=== Record set ===
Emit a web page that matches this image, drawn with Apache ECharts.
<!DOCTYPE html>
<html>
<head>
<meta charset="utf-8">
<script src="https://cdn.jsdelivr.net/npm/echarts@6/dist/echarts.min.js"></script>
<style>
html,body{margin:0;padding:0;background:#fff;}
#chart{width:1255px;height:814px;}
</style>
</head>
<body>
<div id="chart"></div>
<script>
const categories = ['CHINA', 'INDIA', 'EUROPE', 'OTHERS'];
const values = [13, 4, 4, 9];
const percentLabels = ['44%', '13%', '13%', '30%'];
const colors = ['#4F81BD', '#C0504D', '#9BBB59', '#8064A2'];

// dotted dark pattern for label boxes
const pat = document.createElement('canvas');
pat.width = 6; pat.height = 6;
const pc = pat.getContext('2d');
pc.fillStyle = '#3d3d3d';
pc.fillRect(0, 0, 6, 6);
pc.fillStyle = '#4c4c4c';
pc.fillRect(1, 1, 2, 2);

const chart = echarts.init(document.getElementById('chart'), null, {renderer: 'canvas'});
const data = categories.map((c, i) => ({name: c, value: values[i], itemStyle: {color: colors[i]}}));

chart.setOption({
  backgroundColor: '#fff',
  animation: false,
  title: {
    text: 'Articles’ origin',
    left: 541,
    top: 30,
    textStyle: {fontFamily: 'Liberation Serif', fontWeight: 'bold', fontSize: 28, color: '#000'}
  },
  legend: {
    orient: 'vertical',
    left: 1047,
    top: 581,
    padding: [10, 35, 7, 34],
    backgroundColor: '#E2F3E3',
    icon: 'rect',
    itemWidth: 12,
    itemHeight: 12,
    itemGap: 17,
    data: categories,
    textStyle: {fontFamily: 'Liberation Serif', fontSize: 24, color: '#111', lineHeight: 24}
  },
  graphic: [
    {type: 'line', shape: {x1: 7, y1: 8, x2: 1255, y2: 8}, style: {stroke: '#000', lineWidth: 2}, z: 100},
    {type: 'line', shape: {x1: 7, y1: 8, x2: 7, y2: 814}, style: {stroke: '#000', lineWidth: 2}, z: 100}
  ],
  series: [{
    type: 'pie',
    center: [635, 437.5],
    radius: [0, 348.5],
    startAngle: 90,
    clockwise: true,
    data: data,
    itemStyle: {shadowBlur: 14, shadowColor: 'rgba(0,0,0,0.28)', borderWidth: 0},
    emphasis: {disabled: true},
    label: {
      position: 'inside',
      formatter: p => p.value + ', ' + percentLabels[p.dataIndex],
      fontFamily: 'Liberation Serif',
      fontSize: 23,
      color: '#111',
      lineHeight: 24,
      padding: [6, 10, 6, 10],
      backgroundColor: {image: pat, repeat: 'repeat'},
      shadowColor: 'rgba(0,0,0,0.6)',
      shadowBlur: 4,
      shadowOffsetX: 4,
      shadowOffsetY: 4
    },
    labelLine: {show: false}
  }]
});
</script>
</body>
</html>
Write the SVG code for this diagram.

=== The request ===
Repeat the data in its entirety, character for character.

=== Solution to this exercise ===
Emit a web page that matches this image, drawn with Apache ECharts.
<!DOCTYPE html>
<html>
<head>
<meta charset="utf-8">
<script src="https://cdn.jsdelivr.net/npm/echarts@6/dist/echarts.min.js"></script>
<style>
html,body{margin:0;padding:0;background:#fff;}
#chart{width:1255px;height:814px;}
</style>
</head>
<body>
<div id="chart"></div>
<script>
const categories = ['CHINA', 'INDIA', 'EUROPE', 'OTHERS'];
const values = [13, 4, 4, 9];
const percentLabels = ['44%', '13%', '13%', '30%'];
const colors = ['#4F81BD', '#C0504D', '#9BBB59', '#8064A2'];

// dotted dark pattern for label boxes
const pat = document.createElement('canvas');
pat.width = 6; pat.height = 6;
const pc = pat.getContext('2d');
pc.fillStyle = '#3d3d3d';
pc.fillRect(0, 0, 6, 6);
pc.fillStyle = '#4c4c4c';
pc.fillRect(1, 1, 2, 2);

const chart = echarts.init(document.getElementById('chart'), null, {renderer: 'canvas'});
const data = categories.map((c, i) => ({name: c, value: values[i], itemStyle: {color: colors[i]}}));

chart.setOption({
  backgroundColor: '#fff',
  animation: false,
  title: {
    text: 'Articles’ origin',
    left: 541,
    top: 30,
    textStyle: {fontFamily: 'Liberation Serif', fontWeight: 'bold', fontSize: 28, color: '#000'}
  },
  legend: {
    orient: 'vertical',
    left: 1047,
    top: 581,
    padding: [10, 35, 7, 34],
    backgroundColor: '#E2F3E3',
    icon: 'rect',
    itemWidth: 12,
    itemHeight: 12,
    itemGap: 17,
    data: categories,
    textStyle: {fontFamily: 'Liberation Serif', fontSize: 24, color: '#111', lineHeight: 24}
  },
  graphic: [
    {type: 'line', shape: {x1: 7, y1: 8, x2: 1255, y2: 8}, style: {stroke: '#000', lineWidth: 2}, z: 100},
    {type: 'line', shape: {x1: 7, y1: 8, x2: 7, y2: 814}, style: {stroke: '#000', lineWidth: 2}, z: 100}
  ],
  series: [{
    type: 'pie',
    center: [635, 437.5],
    radius: [0, 348.5],
    startAngle: 90,
    clockwise: true,
    data: data,
    itemStyle: {shadowBlur: 14, shadowColor: 'rgba(0,0,0,0.28)', borderWidth: 0},
    emphasis: {disabled: true},
    label: {
      position: 'inside',
      formatter: p => p.value + ', ' + percentLabels[p.dataIndex],
      fontFamily: 'Liberation Serif',
      fontSize: 23,
      color: '#111',
      lineHeight: 24,
      padding: [6, 10, 6, 10],
      backgroundColor: {image: pat, repeat: 'repeat'},
      shadowColor: 'rgba(0,0,0,0.6)',
      shadowBlur: 4,
      shadowOffsetX: 4,
      shadowOffsetY: 4
    },
    labelLine: {show: false}
  }]
});
</script>
</body>
</html>
Write the SVG code for this diagram.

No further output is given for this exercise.